Work to complete: Leave the pictures out and print every record below exactly as it stands.

Records:
-- START --
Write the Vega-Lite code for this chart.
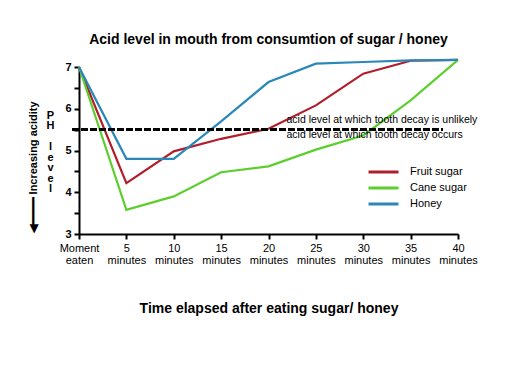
{
  "$schema": "https://vega.github.io/schema/vega-lite/v6.json",
  "width": 379,
  "height": 167,
  "autosize": {"type": "none"},
  "padding": {"left": 79, "top": 67, "right": 52, "bottom": 135},
  "background": "white",
  "title": {"text": "Acid level in mouth from consumtion of sugar / honey", "font": "Liberation Sans", "fontSize": 14, "fontWeight": "bold", "color": "black", "anchor": "middle", "offset": 9},
  "config": {"view": {"stroke": null}, "font": "Liberation Sans"},
  "data": {"values": [
    {"sugar": "Fruit sugar", "minutes": 0, "ph": 7},
    {"sugar": "Fruit sugar", "minutes": 5, "ph": 4.22},
    {"sugar": "Fruit sugar", "minutes": 10, "ph": 4.98},
    {"sugar": "Fruit sugar", "minutes": 15, "ph": 5.28},
    {"sugar": "Fruit sugar", "minutes": 20, "ph": 5.52},
    {"sugar": "Fruit sugar", "minutes": 25, "ph": 6.08},
    {"sugar": "Fruit sugar", "minutes": 30, "ph": 6.84},
    {"sugar": "Fruit sugar", "minutes": 35, "ph": 7.15},
    {"sugar": "Fruit sugar", "minutes": 40, "ph": 7.17},
    {"sugar": "Cane sugar", "minutes": 0, "ph": 7},
    {"sugar": "Cane sugar", "minutes": 5, "ph": 3.58},
    {"sugar": "Cane sugar", "minutes": 10, "ph": 3.9},
    {"sugar": "Cane sugar", "minutes": 15, "ph": 4.48},
    {"sugar": "Cane sugar", "minutes": 20, "ph": 4.62},
    {"sugar": "Cane sugar", "minutes": 25, "ph": 5.02},
    {"sugar": "Cane sugar", "minutes": 30, "ph": 5.36},
    {"sugar": "Cane sugar", "minutes": 35, "ph": 6.2},
    {"sugar": "Cane sugar", "minutes": 40, "ph": 7.17},
    {"sugar": "Honey", "minutes": 0, "ph": 7},
    {"sugar": "Honey", "minutes": 5, "ph": 4.8},
    {"sugar": "Honey", "minutes": 10, "ph": 4.8},
    {"sugar": "Honey", "minutes": 15, "ph": 5.7},
    {"sugar": "Honey", "minutes": 20, "ph": 6.64},
    {"sugar": "Honey", "minutes": 25, "ph": 7.08},
    {"sugar": "Honey", "minutes": 30, "ph": 7.12},
    {"sugar": "Honey", "minutes": 35, "ph": 7.16},
    {"sugar": "Honey", "minutes": 40, "ph": 7.17}
  ]},
  "layer": [
    {
      "mark": {"type": "line", "strokeWidth": 2.2},
      "encoding": {
        "x": {
          "field": "minutes", "type": "quantitative",
          "scale": {"domain": [0, 40], "nice": false, "zero": false},
          "axis": {
            "values": [0, 5, 10, 15, 20, 25, 30, 35, 40],
            "labelExpr": "datum.value == 0 ? ['Moment', 'eaten'] : [datum.label, 'minutes']",
            "grid": false, "domainColor": "black", "domainWidth": 2,
            "tickColor": "black", "tickWidth": 2, "tickSize": 5,
            "labelFontSize": 11, "labelColor": "black", "labelPadding": 3, "labelLineHeight": 12, "labelFlush": false, "labelOverlap": false,
            "title": "Time elapsed after eating sugar/ honey", "titleFontSize": 14, "titleFontWeight": "bold", "titleColor": "black", "titlePadding": 36
          }
        },
        "y": {
          "field": "ph", "type": "quantitative",
          "scale": {"domain": [3, 7], "nice": false, "zero": false},
          "axis": {
            "values": [3, 3.5, 4, 4.5, 5, 5.5, 6, 6.5, 7],
            "labelExpr": "datum.value % 1 == 0 ? format(datum.value, 'd') : ''",
            "grid": false, "domainColor": "black", "domainWidth": 2,
            "tickColor": "black", "tickWidth": 2, "tickSize": 5,
            "labelFontSize": 11, "labelFontWeight": "bold", "labelColor": "black", "labelPadding": 3,
            "title": ["P", "H", "\u2800", "l", "e", "v", "e", "l"],
            "titleAngle": 0, "titleX": -29, "titleY": 48, "titleAlign": "center", "titleBaseline": "middle",
            "titleLineHeight": 10.5, "titleFontSize": 11, "titleFontWeight": "bold", "titleColor": "black"
          }
        },
        "color": {
          "field": "sugar", "type": "nominal",
          "scale": {"domain": ["Fruit sugar", "Cane sugar", "Honey"], "range": ["#b01e2c", "#5ccf2e", "#2a88b8"]},
          "legend": {
            "orient": "none", "legendX": 288, "legendY": 97, "title": null,
            "symbolType": "stroke", "symbolStrokeWidth": 3, "symbolSize": 900,
            "clipHeight": 16, "rowPadding": 0, "labelFontSize": 11, "labelColor": "black", "labelOffset": 10
          }
        }
      }
    },
    {
      "mark": {"type": "rule", "strokeDash": [6, 3], "strokeWidth": 2, "color": "black"},
      "encoding": {
        "x": {"datum": -0.7, "type": "quantitative"},
        "x2": {"datum": 38.4},
        "y": {
          "datum": 5.5, "type": "quantitative",
          "axis": {
            "orient": "left", "labels": false, "ticks": false, "domain": false, "grid": false,
            "title": "◀━━━━ Increasing acidity", "titleX": -46, "titleY": 100, "titleAngle": -90,
            "titleAlign": "center", "titleBaseline": "middle",
            "titleFontSize": 11, "titleFontWeight": "bold", "titleColor": "black"
          }
        }
      }
    },
    {
      "data": {"values": [
        {"minutes": 21.9, "ph": 5.5, "note": "acid level at which tooth decay is unlikely"}
      ]},
      "mark": {"type": "text", "align": "left", "baseline": "middle", "dy": -10, "fontSize": 10.5, "color": "black"},
      "encoding": {
        "x": {"field": "minutes", "type": "quantitative"},
        "y": {"field": "ph", "type": "quantitative", "axis": null},
        "text": {"field": "note"}
      }
    },
    {
      "data": {"values": [
        {"minutes": 21.9, "ph": 5.5, "note": "acid level at which tooth decay occurs"}
      ]},
      "mark": {"type": "text", "align": "left", "baseline": "middle", "dy": 5, "fontSize": 10.5, "color": "black"},
      "encoding": {
        "x": {"field": "minutes", "type": "quantitative"},
        "y": {"field": "ph", "type": "quantitative", "axis": null},
        "text": {"field": "note"}
      }
    }
  ],
  "resolve": {"axis": {"y": "independent"}}
}
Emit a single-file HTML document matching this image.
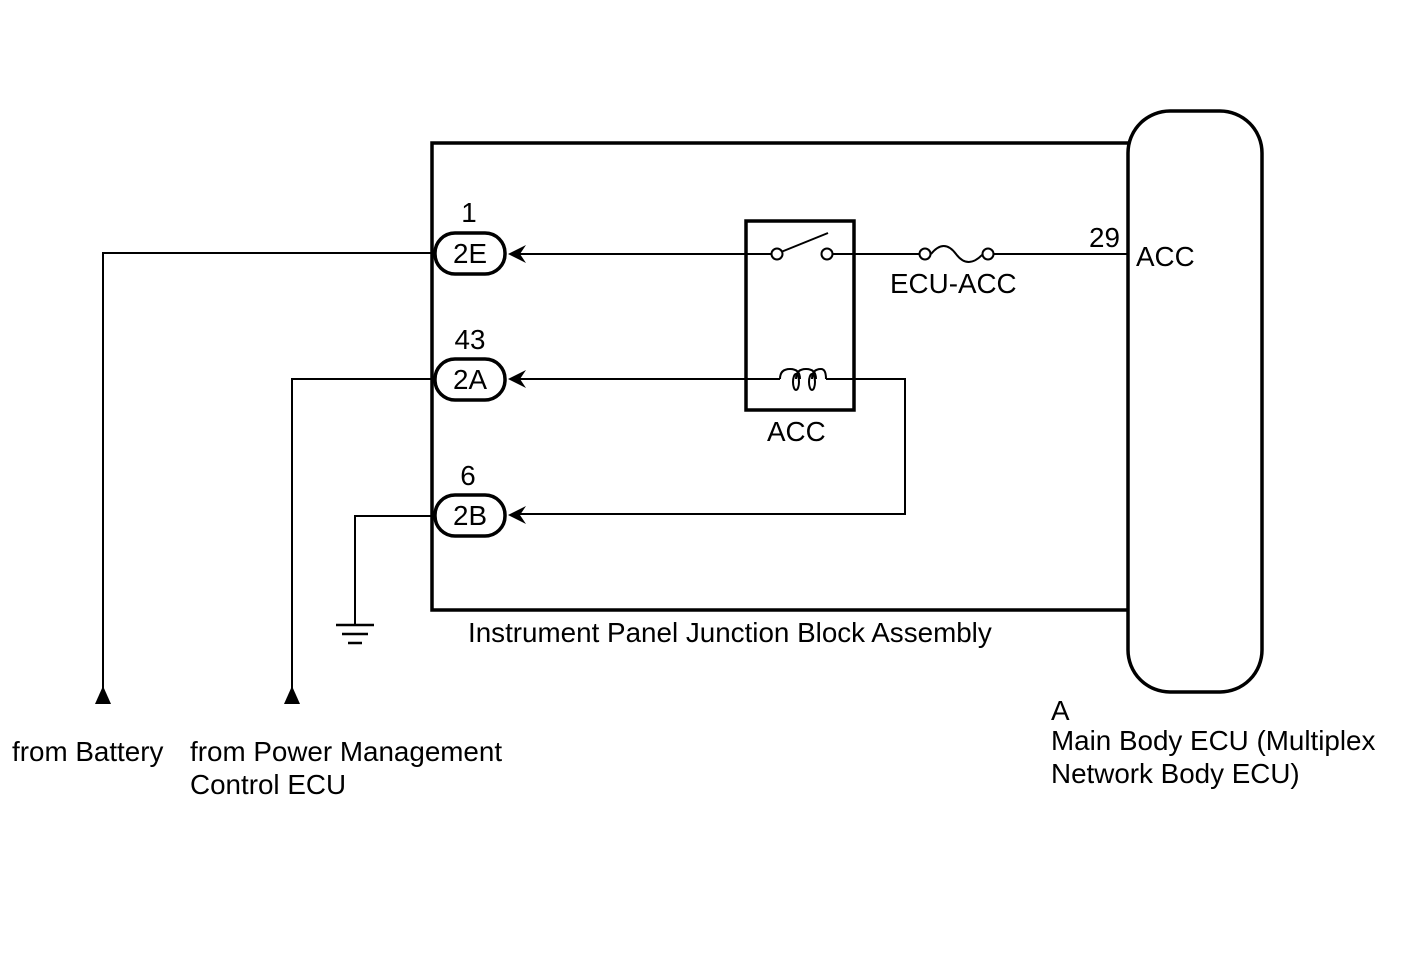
-- END --
Exercise output:
Write the Vega-Lite code for this chart.
{
  "$schema": "https://vega.github.io/schema/vega-lite/v6.json",
  "width": 379,
  "height": 167,
  "autosize": {"type": "none"},
  "padding": {"left": 79, "top": 67, "right": 52, "bottom": 135},
  "background": "white",
  "title": {"text": "Acid level in mouth from consumtion of sugar / honey", "font": "Liberation Sans", "fontSize": 14, "fontWeight": "bold", "color": "black", "anchor": "middle", "offset": 9},
  "config": {"view": {"stroke": null}, "font": "Liberation Sans"},
  "data": {"values": [
    {"sugar": "Fruit sugar", "minutes": 0, "ph": 7},
    {"sugar": "Fruit sugar", "minutes": 5, "ph": 4.22},
    {"sugar": "Fruit sugar", "minutes": 10, "ph": 4.98},
    {"sugar": "Fruit sugar", "minutes": 15, "ph": 5.28},
    {"sugar": "Fruit sugar", "minutes": 20, "ph": 5.52},
    {"sugar": "Fruit sugar", "minutes": 25, "ph": 6.08},
    {"sugar": "Fruit sugar", "minutes": 30, "ph": 6.84},
    {"sugar": "Fruit sugar", "minutes": 35, "ph": 7.15},
    {"sugar": "Fruit sugar", "minutes": 40, "ph": 7.17},
    {"sugar": "Cane sugar", "minutes": 0, "ph": 7},
    {"sugar": "Cane sugar", "minutes": 5, "ph": 3.58},
    {"sugar": "Cane sugar", "minutes": 10, "ph": 3.9},
    {"sugar": "Cane sugar", "minutes": 15, "ph": 4.48},
    {"sugar": "Cane sugar", "minutes": 20, "ph": 4.62},
    {"sugar": "Cane sugar", "minutes": 25, "ph": 5.02},
    {"sugar": "Cane sugar", "minutes": 30, "ph": 5.36},
    {"sugar": "Cane sugar", "minutes": 35, "ph": 6.2},
    {"sugar": "Cane sugar", "minutes": 40, "ph": 7.17},
    {"sugar": "Honey", "minutes": 0, "ph": 7},
    {"sugar": "Honey", "minutes": 5, "ph": 4.8},
    {"sugar": "Honey", "minutes": 10, "ph": 4.8},
    {"sugar": "Honey", "minutes": 15, "ph": 5.7},
    {"sugar": "Honey", "minutes": 20, "ph": 6.64},
    {"sugar": "Honey", "minutes": 25, "ph": 7.08},
    {"sugar": "Honey", "minutes": 30, "ph": 7.12},
    {"sugar": "Honey", "minutes": 35, "ph": 7.16},
    {"sugar": "Honey", "minutes": 40, "ph": 7.17}
  ]},
  "layer": [
    {
      "mark": {"type": "line", "strokeWidth": 2.2},
      "encoding": {
        "x": {
          "field": "minutes", "type": "quantitative",
          "scale": {"domain": [0, 40], "nice": false, "zero": false},
          "axis": {
            "values": [0, 5, 10, 15, 20, 25, 30, 35, 40],
            "labelExpr": "datum.value == 0 ? ['Moment', 'eaten'] : [datum.label, 'minutes']",
            "grid": false, "domainColor": "black", "domainWidth": 2,
            "tickColor": "black", "tickWidth": 2, "tickSize": 5,
            "labelFontSize": 11, "labelColor": "black", "labelPadding": 3, "labelLineHeight": 12, "labelFlush": false, "labelOverlap": false,
            "title": "Time elapsed after eating sugar/ honey", "titleFontSize": 14, "titleFontWeight": "bold", "titleColor": "black", "titlePadding": 36
          }
        },
        "y": {
          "field": "ph", "type": "quantitative",
          "scale": {"domain": [3, 7], "nice": false, "zero": false},
          "axis": {
            "values": [3, 3.5, 4, 4.5, 5, 5.5, 6, 6.5, 7],
            "labelExpr": "datum.value % 1 == 0 ? format(datum.value, 'd') : ''",
            "grid": false, "domainColor": "black", "domainWidth": 2,
            "tickColor": "black", "tickWidth": 2, "tickSize": 5,
            "labelFontSize": 11, "labelFontWeight": "bold", "labelColor": "black", "labelPadding": 3,
            "title": ["P", "H", "\u2800", "l", "e", "v", "e", "l"],
            "titleAngle": 0, "titleX": -29, "titleY": 48, "titleAlign": "center", "titleBaseline": "middle",
            "titleLineHeight": 10.5, "titleFontSize": 11, "titleFontWeight": "bold", "titleColor": "black"
          }
        },
        "color": {
          "field": "sugar", "type": "nominal",
          "scale": {"domain": ["Fruit sugar", "Cane sugar", "Honey"], "range": ["#b01e2c", "#5ccf2e", "#2a88b8"]},
          "legend": {
            "orient": "none", "legendX": 288, "legendY": 97, "title": null,
            "symbolType": "stroke", "symbolStrokeWidth": 3, "symbolSize": 900,
            "clipHeight": 16, "rowPadding": 0, "labelFontSize": 11, "labelColor": "black", "labelOffset": 10
          }
        }
      }
    },
    {
      "mark": {"type": "rule", "strokeDash": [6, 3], "strokeWidth": 2, "color": "black"},
      "encoding": {
        "x": {"datum": -0.7, "type": "quantitative"},
        "x2": {"datum": 38.4},
        "y": {
          "datum": 5.5, "type": "quantitative",
          "axis": {
            "orient": "left", "labels": false, "ticks": false, "domain": false, "grid": false,
            "title": "◀━━━━ Increasing acidity", "titleX": -46, "titleY": 100, "titleAngle": -90,
            "titleAlign": "center", "titleBaseline": "middle",
            "titleFontSize": 11, "titleFontWeight": "bold", "titleColor": "black"
          }
        }
      }
    },
    {
      "data": {"values": [
        {"minutes": 21.9, "ph": 5.5, "note": "acid level at which tooth decay is unlikely"}
      ]},
      "mark": {"type": "text", "align": "left", "baseline": "middle", "dy": -10, "fontSize": 10.5, "color": "black"},
      "encoding": {
        "x": {"field": "minutes", "type": "quantitative"},
        "y": {"field": "ph", "type": "quantitative", "axis": null},
        "text": {"field": "note"}
      }
    },
    {
      "data": {"values": [
        {"minutes": 21.9, "ph": 5.5, "note": "acid level at which tooth decay occurs"}
      ]},
      "mark": {"type": "text", "align": "left", "baseline": "middle", "dy": 5, "fontSize": 10.5, "color": "black"},
      "encoding": {
        "x": {"field": "minutes", "type": "quantitative"},
        "y": {"field": "ph", "type": "quantitative", "axis": null},
        "text": {"field": "note"}
      }
    }
  ],
  "resolve": {"axis": {"y": "independent"}}
}
Emit a single-file HTML document matching this image.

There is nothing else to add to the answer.